----- Data excerpt
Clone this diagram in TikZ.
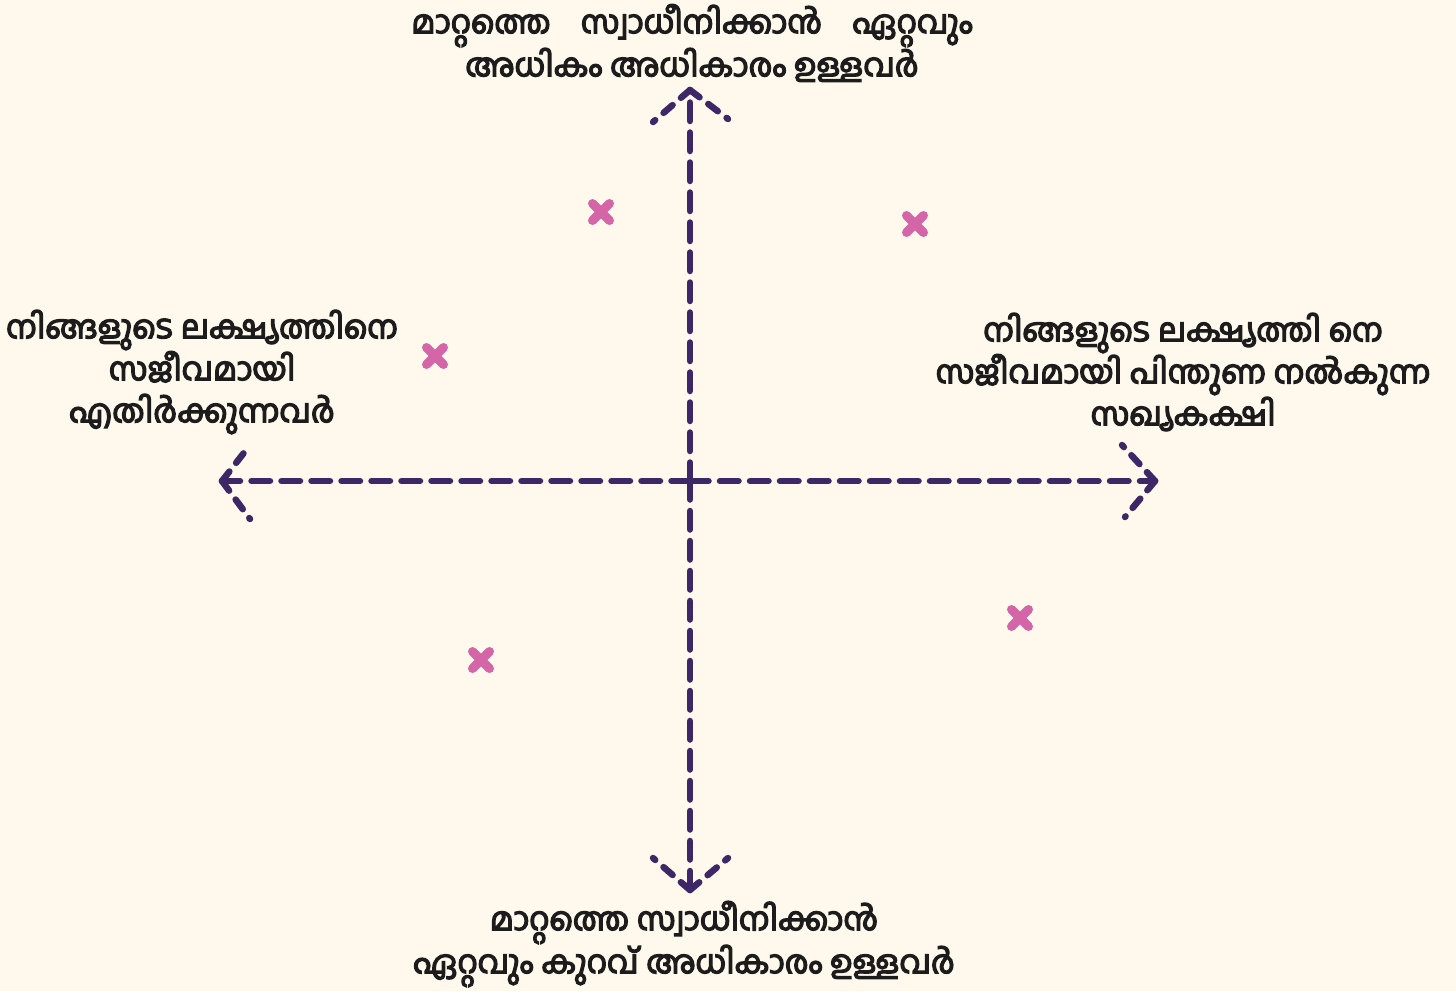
\documentclass[tikz,border=0pt]{standalone}
\usepackage{fontspec}
\newfontfamily\mlfont[Script=Malayalam, FakeBold=4]{Hind Kochi}
\definecolor{bg}{HTML}{FEF9EC}
\definecolor{axiscol}{HTML}{3D2766}
\definecolor{markcol}{HTML}{D466A8}
\definecolor{txt}{HTML}{1C1C1C}
\tikzset{
  axisline/.style={draw=axiscol, line width=6.5pt, line cap=round, dash pattern=on 18.5pt off 11.5pt},
  wing/.style={draw=axiscol, line width=6.5pt, line cap=round, dash pattern=on 12pt off 11pt},
  lbl/.style={text=txt, align=center, font=\mlfont\fontsize{32}{42}\selectfont, inner sep=0pt},
  cross/.style={draw=markcol, line width=9pt, line cap=round}
}
\newcommand{\xmark}[2]{%
  \coordinate (#1) at #2;
  \draw[cross] ($(#1)+(-8.5,-8.5)$) -- ($(#1)+(8.5,8.5)$);
  \draw[cross] ($(#1)+(-8.5,8.5)$) -- ($(#1)+(8.5,-8.5)$);
}
\usetikzlibrary{calc}
\begin{document}
\begin{tikzpicture}[x=1pt,y=-1pt]
\path[fill=bg] (0,0) rectangle (1456,991);
\useasboundingbox (0,0) rectangle (1456,991);
% axes
\coordinate (O) at (690,481);
\coordinate (L) at (222,481);
\coordinate (R) at (1155,481);
\coordinate (T) at (690,90);
\coordinate (B) at (690,890);
\coordinate (Lu) at (250,445);
\coordinate (Ld) at (250,519);
\coordinate (Ru) at (1122,445);
\coordinate (Rd) at (1125,517);
\coordinate (Tl) at (653,122);
\coordinate (Tr) at (728,119);
\coordinate (Bl) at (653,858);
\coordinate (Br) at (728,858);
\draw[axisline] (O) -- (L);
\draw[axisline] (O) -- (R);
\draw[axisline] (O) -- (T);
\draw[axisline] (O) -- (B);
\draw[wing] (L) -- (Lu); \draw[wing] (L) -- (Ld);
\draw[wing] (R) -- (Ru); \draw[wing] (R) -- (Rd);
\draw[wing] (T) -- (Tl); \draw[wing] (T) -- (Tr);
\draw[wing] (B) -- (Bl); \draw[wing] (B) -- (Br);
% markers
\xmark{m1}{(601,212)}
\xmark{m2}{(915,224)}
\xmark{m3}{(435,356)}
\xmark{m4}{(481,660)}
\xmark{m5}{(1020,618)}
% labels
\node[lbl] (top) at (692,43) {മാറ്റത്തെ\hspace{0.7em} സ്വാധീനിക്കാൻ\hspace{0.7em} ഏറ്റവും\\അധികം അധികാരം ഉള്ളവർ};
\node[lbl] (left) at (202,372) {നിങ്ങളുടെ ലക്ഷ്യത്തിനെ\\സജീവമായി\\എതിർക്കുന്നവർ};
\node[lbl] (right) at (1183,372) {നിങ്ങളുടെ ലക്ഷ്യത്തി നെ\\സജീവമായി പിന്തുണ നൽകുന്ന\\സഖ്യകക്ഷി};
\node[lbl] (bottom) at (684,944) {മാറ്റത്തെ സ്വാധീനിക്കാൻ\\ഏറ്റവും കുറവ് അധികാരം ഉള്ളവർ};
\end{tikzpicture}
\end{document}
----------
Repeat the data above exactly, but not the pictures.

Exercise solution:
Clone this diagram in TikZ.
\documentclass[tikz,border=0pt]{standalone}
\usepackage{fontspec}
\newfontfamily\mlfont[Script=Malayalam, FakeBold=4]{Hind Kochi}
\definecolor{bg}{HTML}{FEF9EC}
\definecolor{axiscol}{HTML}{3D2766}
\definecolor{markcol}{HTML}{D466A8}
\definecolor{txt}{HTML}{1C1C1C}
\tikzset{
  axisline/.style={draw=axiscol, line width=6.5pt, line cap=round, dash pattern=on 18.5pt off 11.5pt},
  wing/.style={draw=axiscol, line width=6.5pt, line cap=round, dash pattern=on 12pt off 11pt},
  lbl/.style={text=txt, align=center, font=\mlfont\fontsize{32}{42}\selectfont, inner sep=0pt},
  cross/.style={draw=markcol, line width=9pt, line cap=round}
}
\newcommand{\xmark}[2]{%
  \coordinate (#1) at #2;
  \draw[cross] ($(#1)+(-8.5,-8.5)$) -- ($(#1)+(8.5,8.5)$);
  \draw[cross] ($(#1)+(-8.5,8.5)$) -- ($(#1)+(8.5,-8.5)$);
}
\usetikzlibrary{calc}
\begin{document}
\begin{tikzpicture}[x=1pt,y=-1pt]
\path[fill=bg] (0,0) rectangle (1456,991);
\useasboundingbox (0,0) rectangle (1456,991);
% axes
\coordinate (O) at (690,481);
\coordinate (L) at (222,481);
\coordinate (R) at (1155,481);
\coordinate (T) at (690,90);
\coordinate (B) at (690,890);
\coordinate (Lu) at (250,445);
\coordinate (Ld) at (250,519);
\coordinate (Ru) at (1122,445);
\coordinate (Rd) at (1125,517);
\coordinate (Tl) at (653,122);
\coordinate (Tr) at (728,119);
\coordinate (Bl) at (653,858);
\coordinate (Br) at (728,858);
\draw[axisline] (O) -- (L);
\draw[axisline] (O) -- (R);
\draw[axisline] (O) -- (T);
\draw[axisline] (O) -- (B);
\draw[wing] (L) -- (Lu); \draw[wing] (L) -- (Ld);
\draw[wing] (R) -- (Ru); \draw[wing] (R) -- (Rd);
\draw[wing] (T) -- (Tl); \draw[wing] (T) -- (Tr);
\draw[wing] (B) -- (Bl); \draw[wing] (B) -- (Br);
% markers
\xmark{m1}{(601,212)}
\xmark{m2}{(915,224)}
\xmark{m3}{(435,356)}
\xmark{m4}{(481,660)}
\xmark{m5}{(1020,618)}
% labels
\node[lbl] (top) at (692,43) {മാറ്റത്തെ\hspace{0.7em} സ്വാധീനിക്കാൻ\hspace{0.7em} ഏറ്റവും\\അധികം അധികാരം ഉള്ളവർ};
\node[lbl] (left) at (202,372) {നിങ്ങളുടെ ലക്ഷ്യത്തിനെ\\സജീവമായി\\എതിർക്കുന്നവർ};
\node[lbl] (right) at (1183,372) {നിങ്ങളുടെ ലക്ഷ്യത്തി നെ\\സജീവമായി പിന്തുണ നൽകുന്ന\\സഖ്യകക്ഷി};
\node[lbl] (bottom) at (684,944) {മാറ്റത്തെ സ്വാധീനിക്കാൻ\\ഏറ്റവും കുറവ് അധികാരം ഉള്ളവർ};
\end{tikzpicture}
\end{document}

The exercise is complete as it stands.